>> start
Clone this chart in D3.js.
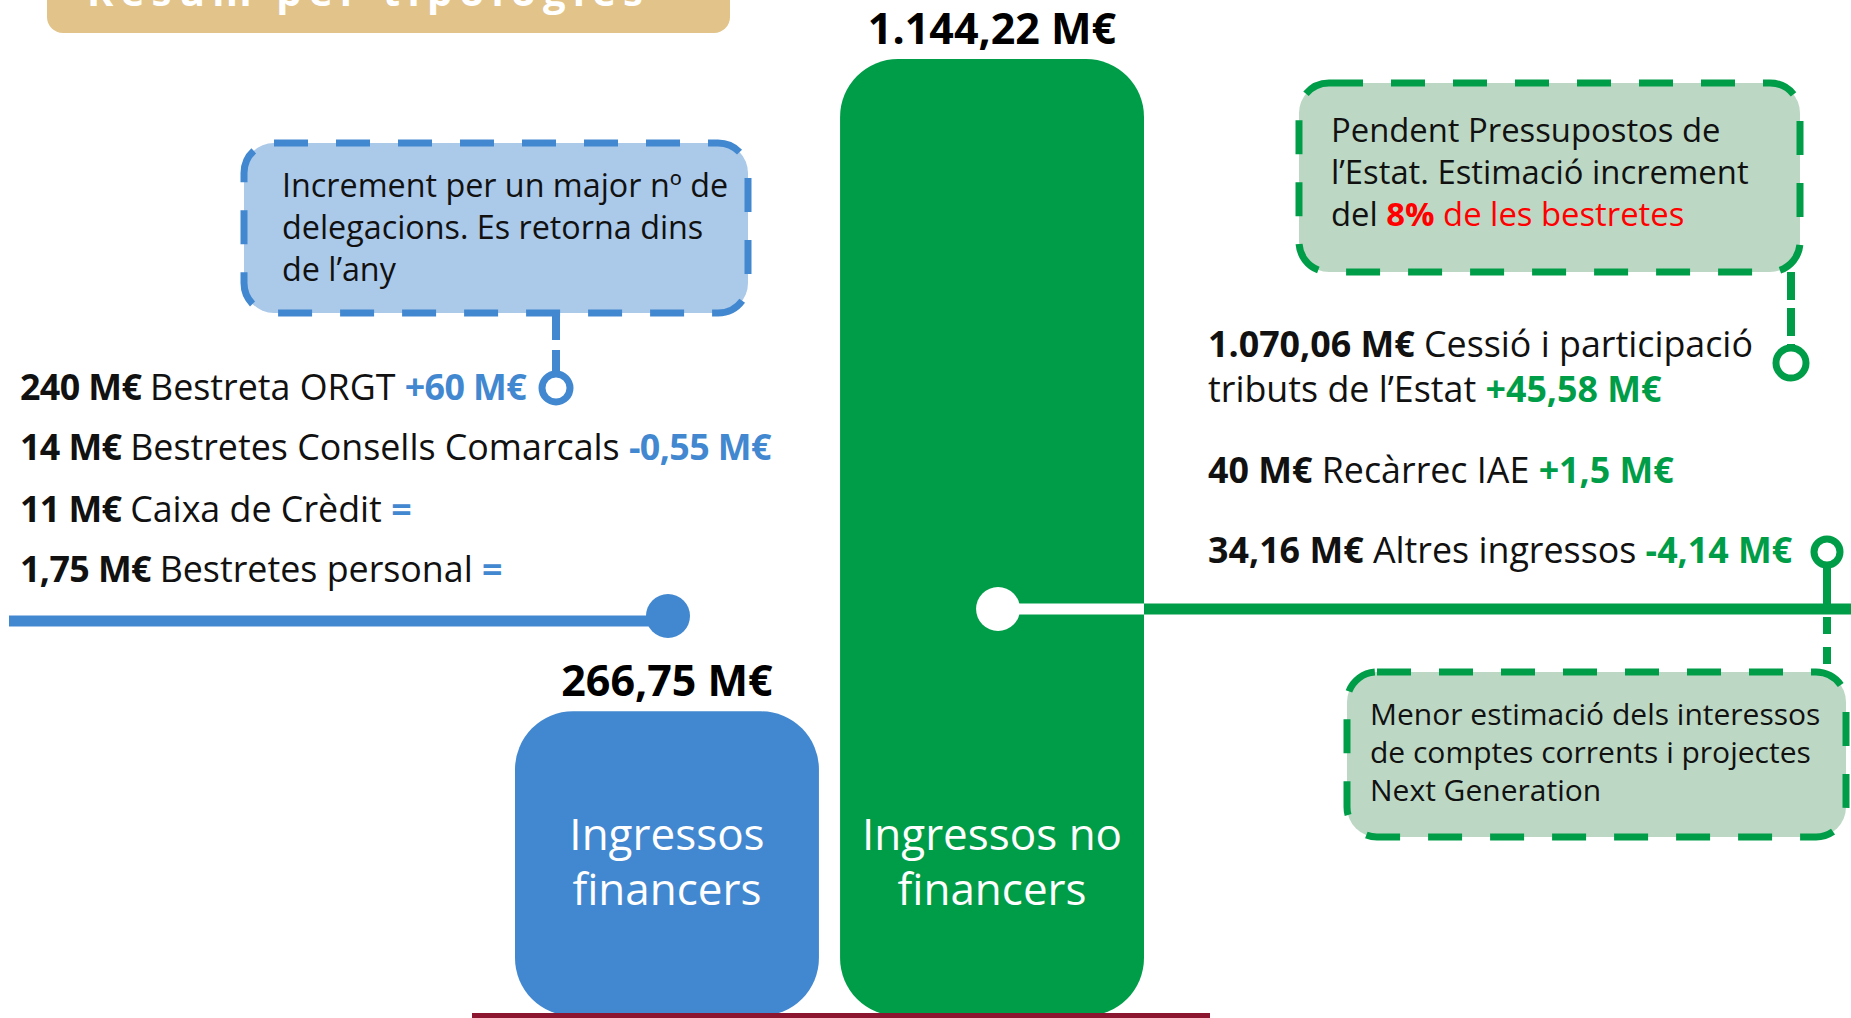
<!DOCTYPE html>
<html>
<head>
<meta charset="utf-8">
<script src="https://d3js.org/d3.v7.min.js"></script>
<style>
  body { margin: 0; background: #fff; overflow: hidden; }
  svg { display: block; }
  text { font-family: "Open Sans", "Noto Sans", sans-serif; }
</style>
</head>
<body>
<svg id="chart" width="1851" height="1018"></svg>
<script>
// bars
const categories = ["Ingressos financers", "Ingressos no financers"];
const categoryLines = [["Ingressos", "financers"], ["Ingressos no", "financers"]];
const totals = [266.75, 1144.22];
const totalLabels = ["266,75 M€", "1.144,22 M€"];

// financial income items (left)
const finAmounts = ["240 M€", "14 M€", "11 M€", "1,75 M€"];
const finNames = ["Bestreta ORGT", "Bestretes Consells Comarcals", "Caixa de Crèdit", "Bestretes personal"];
const finChanges = ["+60 M€", "-0,55 M€", "=", "="];

// non financial income items (right)
const nonFinAmounts = ["1.070,06 M€", "40 M€", "34,16 M€ "];
const nonFinNames = [["Cessió i participació", "tributs de l’Estat"], ["Recàrrec IAE"], ["Altres ingressos"]];
const nonFinChanges = ["+45,58 M€", "+1,5 M€", "-4,14 M€"];

// notes
const noteBlue = ["Increment per un major nº de", "delegacions. Es retorna dins", "de l’any"];
const noteState = ["Pendent Pressupostos de", "l’Estat. Estimació increment", "del |8%| de les bestretes"];
const noteOther = ["Menor estimació dels interessos", "de comptes corrents i projectes", "Next Generation"];

const blue = "#4288D0", green = "#009D48", blueFill = "#ABC9E9", greenFill = "#BCD8C4";
const svg = d3.select("#chart");

// title tab, cut by the top of the page
svg.append("rect").attr("x", 47).attr("y", -40).attr("width", 683).attr("height", 73)
  .attr("rx", 16).attr("fill", "#E2C48A");
svg.append("text").attr("x", 87).attr("y", 6).attr("fill", "#fff")
  .attr("font-size", 40).attr("font-weight", 700)
  .attr("textLength", 556).attr("lengthAdjust", "spacing")
  .text("Resum per tipologies");

// scales
const x = d3.scaleBand().domain(categories).range([515, 1144]).paddingInner(0.065);
const y = d3.scalePow().exponent(0.786).domain([0, 1144.22]).range([1016, 59]);
const colors = [blue, green];

svg.append("g").selectAll("rect").data(categories).join("rect")
  .attr("x", d => x(d)).attr("width", x.bandwidth())
  .attr("y", (d, i) => y(totals[i])).attr("height", (d, i) => 1016 - y(totals[i]))
  .attr("rx", 58).attr("fill", (d, i) => colors[i]);

svg.append("g").selectAll("text").data(categories).join("text")
  .attr("x", d => x(d) + x.bandwidth() / 2).attr("y", (d, i) => y(totals[i]) - 15)
  .attr("text-anchor", "middle").attr("font-size", 43).attr("font-weight", 700)
  .text((d, i) => totalLabels[i]);

categories.forEach((c, i) => {
  const t = svg.append("text").attr("text-anchor", "middle").attr("fill", "#fff").attr("font-size", 44);
  categoryLines[i].forEach((l, j) => {
    t.append("tspan").attr("x", x(c) + x.bandwidth() / 2).attr("y", 850 + j * 55).text(l);
  });
});

// base line
svg.append("rect").attr("x", 472).attr("y", 1013).attr("width", 738).attr("height", 8).attr("fill", "#8C1530");

// connector lines
const cx = x(categories[1]) + 158;
svg.append("line").attr("x1", cx).attr("x2", x(categories[1]) + x.bandwidth()).attr("y1", 609).attr("y2", 609)
  .attr("stroke", "#fff").attr("stroke-width", 11);
svg.append("circle").attr("cx", cx).attr("cy", 609).attr("r", 22).attr("fill", "#fff");
svg.append("line").attr("x1", x(categories[1]) + x.bandwidth()).attr("x2", 1851).attr("y1", 609).attr("y2", 609)
  .attr("stroke", green).attr("stroke-width", 11);

svg.append("line").attr("x1", 9).attr("x2", 668).attr("y1", 621).attr("y2", 621)
  .attr("stroke", blue).attr("stroke-width", 11);
svg.append("circle").attr("cx", 668).attr("cy", 616).attr("r", 22).attr("fill", blue);

// callout boxes
function note(x0, y0, w, h, fill, stroke, lines, tx, ty, lh, fs) {
  svg.append("rect").attr("x", x0).attr("y", y0).attr("width", w).attr("height", h).attr("rx", 30)
    .attr("fill", fill).attr("stroke", stroke).attr("stroke-width", 7).attr("stroke-dasharray", "34 28");
  const t = svg.append("text").attr("font-size", fs).attr("fill", "#111");
  lines.forEach((l, j) => {
    const parts = l.split("|");
    t.append("tspan").attr("x", tx).attr("y", ty + j * lh).text(parts[0]);
    if (parts.length > 1) {
      t.append("tspan").attr("fill", "#FF0000").attr("font-weight", 700).text(parts[1]);
      t.append("tspan").attr("fill", "#FF0000").text(parts[2]);
    }
  });
}
note(244, 143, 504, 170, blueFill, blue, noteBlue, 282, 197, 42, 32.3);
note(1299, 83, 501, 189, greenFill, green, noteState, 1331, 142, 42, 32.8);
note(1347, 672, 499, 165, greenFill, green, noteOther, 1370, 725, 38, 30);

// dashed links and rings
svg.append("line").attr("x1", 556).attr("x2", 556).attr("y1", 313).attr("y2", 372)
  .attr("stroke", blue).attr("stroke-width", 8).attr("stroke-dasharray", "27 10");
svg.append("circle").attr("cx", 556).attr("cy", 388).attr("r", 14).attr("fill", "#fff")
  .attr("stroke", blue).attr("stroke-width", 7);

svg.append("line").attr("x1", 1791).attr("x2", 1791).attr("y1", 272).attr("y2", 346)
  .attr("stroke", green).attr("stroke-width", 8).attr("stroke-dasharray", "28 8");
svg.append("circle").attr("cx", 1791).attr("cy", 363).attr("r", 15).attr("fill", "#fff")
  .attr("stroke", green).attr("stroke-width", 7);

svg.append("line").attr("x1", 1827).attr("x2", 1827).attr("y1", 566).attr("y2", 609)
  .attr("stroke", green).attr("stroke-width", 8);
svg.append("line").attr("x1", 1827).attr("x2", 1827).attr("y1", 617).attr("y2", 672)
  .attr("stroke", green).attr("stroke-width", 8).attr("stroke-dasharray", "17 13");
svg.append("circle").attr("cx", 1827).attr("cy", 552).attr("r", 13).attr("fill", "#fff")
  .attr("stroke", green).attr("stroke-width", 7);

// item lists
const finY = [400, 460, 522, 582];
finAmounts.forEach((a, i) => {
  const t = svg.append("text").attr("x", 20).attr("y", finY[i]).attr("font-size", 35.8).attr("fill", "#111");
  t.append("tspan").attr("font-weight", 700).attr("letter-spacing", -0.6).text(a + " ");
  t.append("tspan").attr("letter-spacing", 0).text(finNames[i] + " ");
  t.append("tspan").attr("font-weight", 700).attr("letter-spacing", -0.6).attr("fill", blue).text(finChanges[i]);
});

const nonFinY = [357, 483, 563];
nonFinAmounts.forEach((a, i) => {
  const t = svg.append("text").attr("font-size", 35.8).attr("fill", "#111");
  const lines = nonFinNames[i];
  t.append("tspan").attr("x", 1208).attr("y", nonFinY[i]).attr("font-weight", 700).text(a + " ");
  lines.forEach((l, j) => {
    const s = t.append("tspan").text(l + " ");
    if (j > 0) s.attr("x", 1208).attr("y", nonFinY[i] + j * 45);
  });
  t.append("tspan").attr("font-weight", 700).attr("fill", green).text(nonFinChanges[i]);
});
</script>
</body>
</html>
>> end
• What you will do: Write the listing above out again exactly, dropping each image.

• Response:
Clone this chart in D3.js.
<!DOCTYPE html>
<html>
<head>
<meta charset="utf-8">
<script src="https://d3js.org/d3.v7.min.js"></script>
<style>
  body { margin: 0; background: #fff; overflow: hidden; }
  svg { display: block; }
  text { font-family: "Open Sans", "Noto Sans", sans-serif; }
</style>
</head>
<body>
<svg id="chart" width="1851" height="1018"></svg>
<script>
// bars
const categories = ["Ingressos financers", "Ingressos no financers"];
const categoryLines = [["Ingressos", "financers"], ["Ingressos no", "financers"]];
const totals = [266.75, 1144.22];
const totalLabels = ["266,75 M€", "1.144,22 M€"];

// financial income items (left)
const finAmounts = ["240 M€", "14 M€", "11 M€", "1,75 M€"];
const finNames = ["Bestreta ORGT", "Bestretes Consells Comarcals", "Caixa de Crèdit", "Bestretes personal"];
const finChanges = ["+60 M€", "-0,55 M€", "=", "="];

// non financial income items (right)
const nonFinAmounts = ["1.070,06 M€", "40 M€", "34,16 M€ "];
const nonFinNames = [["Cessió i participació", "tributs de l’Estat"], ["Recàrrec IAE"], ["Altres ingressos"]];
const nonFinChanges = ["+45,58 M€", "+1,5 M€", "-4,14 M€"];

// notes
const noteBlue = ["Increment per un major nº de", "delegacions. Es retorna dins", "de l’any"];
const noteState = ["Pendent Pressupostos de", "l’Estat. Estimació increment", "del |8%| de les bestretes"];
const noteOther = ["Menor estimació dels interessos", "de comptes corrents i projectes", "Next Generation"];

const blue = "#4288D0", green = "#009D48", blueFill = "#ABC9E9", greenFill = "#BCD8C4";
const svg = d3.select("#chart");

// title tab, cut by the top of the page
svg.append("rect").attr("x", 47).attr("y", -40).attr("width", 683).attr("height", 73)
  .attr("rx", 16).attr("fill", "#E2C48A");
svg.append("text").attr("x", 87).attr("y", 6).attr("fill", "#fff")
  .attr("font-size", 40).attr("font-weight", 700)
  .attr("textLength", 556).attr("lengthAdjust", "spacing")
  .text("Resum per tipologies");

// scales
const x = d3.scaleBand().domain(categories).range([515, 1144]).paddingInner(0.065);
const y = d3.scalePow().exponent(0.786).domain([0, 1144.22]).range([1016, 59]);
const colors = [blue, green];

svg.append("g").selectAll("rect").data(categories).join("rect")
  .attr("x", d => x(d)).attr("width", x.bandwidth())
  .attr("y", (d, i) => y(totals[i])).attr("height", (d, i) => 1016 - y(totals[i]))
  .attr("rx", 58).attr("fill", (d, i) => colors[i]);

svg.append("g").selectAll("text").data(categories).join("text")
  .attr("x", d => x(d) + x.bandwidth() / 2).attr("y", (d, i) => y(totals[i]) - 15)
  .attr("text-anchor", "middle").attr("font-size", 43).attr("font-weight", 700)
  .text((d, i) => totalLabels[i]);

categories.forEach((c, i) => {
  const t = svg.append("text").attr("text-anchor", "middle").attr("fill", "#fff").attr("font-size", 44);
  categoryLines[i].forEach((l, j) => {
    t.append("tspan").attr("x", x(c) + x.bandwidth() / 2).attr("y", 850 + j * 55).text(l);
  });
});

// base line
svg.append("rect").attr("x", 472).attr("y", 1013).attr("width", 738).attr("height", 8).attr("fill", "#8C1530");

// connector lines
const cx = x(categories[1]) + 158;
svg.append("line").attr("x1", cx).attr("x2", x(categories[1]) + x.bandwidth()).attr("y1", 609).attr("y2", 609)
  .attr("stroke", "#fff").attr("stroke-width", 11);
svg.append("circle").attr("cx", cx).attr("cy", 609).attr("r", 22).attr("fill", "#fff");
svg.append("line").attr("x1", x(categories[1]) + x.bandwidth()).attr("x2", 1851).attr("y1", 609).attr("y2", 609)
  .attr("stroke", green).attr("stroke-width", 11);

svg.append("line").attr("x1", 9).attr("x2", 668).attr("y1", 621).attr("y2", 621)
  .attr("stroke", blue).attr("stroke-width", 11);
svg.append("circle").attr("cx", 668).attr("cy", 616).attr("r", 22).attr("fill", blue);

// callout boxes
function note(x0, y0, w, h, fill, stroke, lines, tx, ty, lh, fs) {
  svg.append("rect").attr("x", x0).attr("y", y0).attr("width", w).attr("height", h).attr("rx", 30)
    .attr("fill", fill).attr("stroke", stroke).attr("stroke-width", 7).attr("stroke-dasharray", "34 28");
  const t = svg.append("text").attr("font-size", fs).attr("fill", "#111");
  lines.forEach((l, j) => {
    const parts = l.split("|");
    t.append("tspan").attr("x", tx).attr("y", ty + j * lh).text(parts[0]);
    if (parts.length > 1) {
      t.append("tspan").attr("fill", "#FF0000").attr("font-weight", 700).text(parts[1]);
      t.append("tspan").attr("fill", "#FF0000").text(parts[2]);
    }
  });
}
note(244, 143, 504, 170, blueFill, blue, noteBlue, 282, 197, 42, 32.3);
note(1299, 83, 501, 189, greenFill, green, noteState, 1331, 142, 42, 32.8);
note(1347, 672, 499, 165, greenFill, green, noteOther, 1370, 725, 38, 30);

// dashed links and rings
svg.append("line").attr("x1", 556).attr("x2", 556).attr("y1", 313).attr("y2", 372)
  .attr("stroke", blue).attr("stroke-width", 8).attr("stroke-dasharray", "27 10");
svg.append("circle").attr("cx", 556).attr("cy", 388).attr("r", 14).attr("fill", "#fff")
  .attr("stroke", blue).attr("stroke-width", 7);

svg.append("line").attr("x1", 1791).attr("x2", 1791).attr("y1", 272).attr("y2", 346)
  .attr("stroke", green).attr("stroke-width", 8).attr("stroke-dasharray", "28 8");
svg.append("circle").attr("cx", 1791).attr("cy", 363).attr("r", 15).attr("fill", "#fff")
  .attr("stroke", green).attr("stroke-width", 7);

svg.append("line").attr("x1", 1827).attr("x2", 1827).attr("y1", 566).attr("y2", 609)
  .attr("stroke", green).attr("stroke-width", 8);
svg.append("line").attr("x1", 1827).attr("x2", 1827).attr("y1", 617).attr("y2", 672)
  .attr("stroke", green).attr("stroke-width", 8).attr("stroke-dasharray", "17 13");
svg.append("circle").attr("cx", 1827).attr("cy", 552).attr("r", 13).attr("fill", "#fff")
  .attr("stroke", green).attr("stroke-width", 7);

// item lists
const finY = [400, 460, 522, 582];
finAmounts.forEach((a, i) => {
  const t = svg.append("text").attr("x", 20).attr("y", finY[i]).attr("font-size", 35.8).attr("fill", "#111");
  t.append("tspan").attr("font-weight", 700).attr("letter-spacing", -0.6).text(a + " ");
  t.append("tspan").attr("letter-spacing", 0).text(finNames[i] + " ");
  t.append("tspan").attr("font-weight", 700).attr("letter-spacing", -0.6).attr("fill", blue).text(finChanges[i]);
});

const nonFinY = [357, 483, 563];
nonFinAmounts.forEach((a, i) => {
  const t = svg.append("text").attr("font-size", 35.8).attr("fill", "#111");
  const lines = nonFinNames[i];
  t.append("tspan").attr("x", 1208).attr("y", nonFinY[i]).attr("font-weight", 700).text(a + " ");
  lines.forEach((l, j) => {
    const s = t.append("tspan").text(l + " ");
    if (j > 0) s.attr("x", 1208).attr("y", nonFinY[i] + j * 45);
  });
  t.append("tspan").attr("font-weight", 700).attr("fill", green).text(nonFinChanges[i]);
});
</script>
</body>
</html>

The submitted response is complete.